Hey,
We want to compute the arithmetic mean (average) and standard deviation of a large set of floating point numbers. The count of the numbers is NOT known at launch of kernel and it can vary from 0 to 20 million.
Is this problem parallelizable using CUDA?
Is it necessary to know the count of numbers before launching the kernel?
Here is what I do currently:
[codebox]
cudaStub(float* d_pElements)
{
// This uses parallel-scan technique to accumulate sum and count of the elements
launch kernel_SumCount<<<Blocks, Threads>>>(d_pElelements, d_pCountResults, d_pSumResults);
// all result arrays are as long as the number of blocks
// get results from device onto host
cudaMemcpy(h_pCountResults, d_pCountResults);
cudaMemcpy(h_pSumResults, d_pSumResults);
// initialize final count and sum
count = 0;
sum = 0;
// consolidate the results from kernel
for(i = 0; i < Blocks; i++)
{
count += h_pCountResults[i];
sum += h_pSumResults[i];
}
mean = sum / count; // Now I have the mean.

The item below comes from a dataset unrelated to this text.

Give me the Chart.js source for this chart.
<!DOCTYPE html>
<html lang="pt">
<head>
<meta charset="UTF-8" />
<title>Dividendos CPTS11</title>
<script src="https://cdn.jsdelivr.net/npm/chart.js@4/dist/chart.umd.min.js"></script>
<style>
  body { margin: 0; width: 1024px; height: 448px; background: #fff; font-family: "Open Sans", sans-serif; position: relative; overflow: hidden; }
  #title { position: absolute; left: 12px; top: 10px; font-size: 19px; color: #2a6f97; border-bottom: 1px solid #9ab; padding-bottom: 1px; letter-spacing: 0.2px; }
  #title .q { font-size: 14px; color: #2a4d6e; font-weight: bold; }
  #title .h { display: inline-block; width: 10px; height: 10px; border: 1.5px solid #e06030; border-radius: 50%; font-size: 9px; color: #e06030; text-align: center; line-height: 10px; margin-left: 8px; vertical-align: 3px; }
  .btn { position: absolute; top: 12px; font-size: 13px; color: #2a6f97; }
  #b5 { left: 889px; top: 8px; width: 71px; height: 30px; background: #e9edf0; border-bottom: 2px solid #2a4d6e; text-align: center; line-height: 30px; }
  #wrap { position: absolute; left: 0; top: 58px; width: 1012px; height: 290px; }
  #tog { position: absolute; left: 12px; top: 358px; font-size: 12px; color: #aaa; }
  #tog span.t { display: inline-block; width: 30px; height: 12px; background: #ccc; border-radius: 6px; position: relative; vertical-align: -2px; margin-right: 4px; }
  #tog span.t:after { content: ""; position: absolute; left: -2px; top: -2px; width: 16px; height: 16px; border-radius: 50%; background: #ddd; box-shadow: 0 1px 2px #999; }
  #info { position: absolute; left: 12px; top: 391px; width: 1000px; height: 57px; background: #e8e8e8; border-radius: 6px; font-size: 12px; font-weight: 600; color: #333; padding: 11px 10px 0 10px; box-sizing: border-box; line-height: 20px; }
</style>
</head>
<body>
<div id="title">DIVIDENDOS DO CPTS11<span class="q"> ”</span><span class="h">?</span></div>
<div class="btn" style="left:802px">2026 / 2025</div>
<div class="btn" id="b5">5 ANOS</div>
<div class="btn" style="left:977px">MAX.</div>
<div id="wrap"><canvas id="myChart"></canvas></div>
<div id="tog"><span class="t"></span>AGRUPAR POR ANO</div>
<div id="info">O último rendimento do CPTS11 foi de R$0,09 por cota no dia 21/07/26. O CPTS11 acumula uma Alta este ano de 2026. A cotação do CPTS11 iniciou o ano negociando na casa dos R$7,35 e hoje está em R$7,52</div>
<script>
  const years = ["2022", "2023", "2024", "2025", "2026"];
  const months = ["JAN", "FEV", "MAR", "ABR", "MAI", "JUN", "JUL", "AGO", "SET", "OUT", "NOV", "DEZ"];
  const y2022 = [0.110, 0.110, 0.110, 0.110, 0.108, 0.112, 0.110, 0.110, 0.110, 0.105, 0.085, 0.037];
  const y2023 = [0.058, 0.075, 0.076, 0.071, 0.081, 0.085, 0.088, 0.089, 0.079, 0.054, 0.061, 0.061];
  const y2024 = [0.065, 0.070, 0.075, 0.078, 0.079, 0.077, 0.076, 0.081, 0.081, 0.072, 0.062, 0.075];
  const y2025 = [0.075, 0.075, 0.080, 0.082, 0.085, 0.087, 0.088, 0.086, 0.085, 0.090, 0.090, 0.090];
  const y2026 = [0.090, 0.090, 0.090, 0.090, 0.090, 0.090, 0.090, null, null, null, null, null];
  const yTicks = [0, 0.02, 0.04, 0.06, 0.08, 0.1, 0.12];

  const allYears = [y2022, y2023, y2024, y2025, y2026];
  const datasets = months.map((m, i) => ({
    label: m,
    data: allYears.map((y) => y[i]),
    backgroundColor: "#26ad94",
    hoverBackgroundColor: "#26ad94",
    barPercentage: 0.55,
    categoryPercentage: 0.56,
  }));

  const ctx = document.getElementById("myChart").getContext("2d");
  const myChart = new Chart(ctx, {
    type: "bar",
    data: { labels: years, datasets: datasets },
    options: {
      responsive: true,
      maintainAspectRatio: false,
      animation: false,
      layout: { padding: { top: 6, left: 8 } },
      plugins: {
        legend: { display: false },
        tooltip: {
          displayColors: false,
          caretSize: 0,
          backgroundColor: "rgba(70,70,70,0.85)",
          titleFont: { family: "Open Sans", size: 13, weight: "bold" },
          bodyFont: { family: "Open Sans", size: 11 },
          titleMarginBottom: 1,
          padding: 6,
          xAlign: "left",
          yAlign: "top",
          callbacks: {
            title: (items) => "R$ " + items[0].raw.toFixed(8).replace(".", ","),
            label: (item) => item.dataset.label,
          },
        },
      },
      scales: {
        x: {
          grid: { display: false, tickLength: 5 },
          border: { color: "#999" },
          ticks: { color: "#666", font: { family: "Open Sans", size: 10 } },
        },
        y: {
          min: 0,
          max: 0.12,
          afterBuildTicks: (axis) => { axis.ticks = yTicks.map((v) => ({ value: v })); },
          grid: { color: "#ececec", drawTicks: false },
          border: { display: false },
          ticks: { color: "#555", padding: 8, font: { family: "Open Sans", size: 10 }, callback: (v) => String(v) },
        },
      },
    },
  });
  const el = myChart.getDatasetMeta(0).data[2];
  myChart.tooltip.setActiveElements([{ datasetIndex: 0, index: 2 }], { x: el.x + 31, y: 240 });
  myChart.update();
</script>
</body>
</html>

// Now I need to compute the variance. So another scan over the data using kernel similar to first one except it takes the mean as an argument.
launch kernel_Variance(d_pElements, d_pVarianceResults, mean);
// get results
cudaMemcpy(h_pVarianceResults, d_pVarianceResults);
tempVarianceSum = 0;
for(int i = 0; i < Blocks, i++)
{
tempVarianceSum += h_pVarianceResults[i];
}
variance = tempVarianceSum / count;
standardDeviation = squareRoot(variance);
[/codebox]
So in all I made 2 scans over the data plus the two for loops on the host side. For non-trivial datasets with about 3 million elements, each kernel takes about 10 msecs to run.
Is there a better way to compute these statistics?
Is there some existing algorithm in the parallel-computing world that I am not aware of?
I have not come across an existing algorithm yet. If someone knows of an existing technique please give some direction.
Any help would be appreciated. Thanks in anticipation!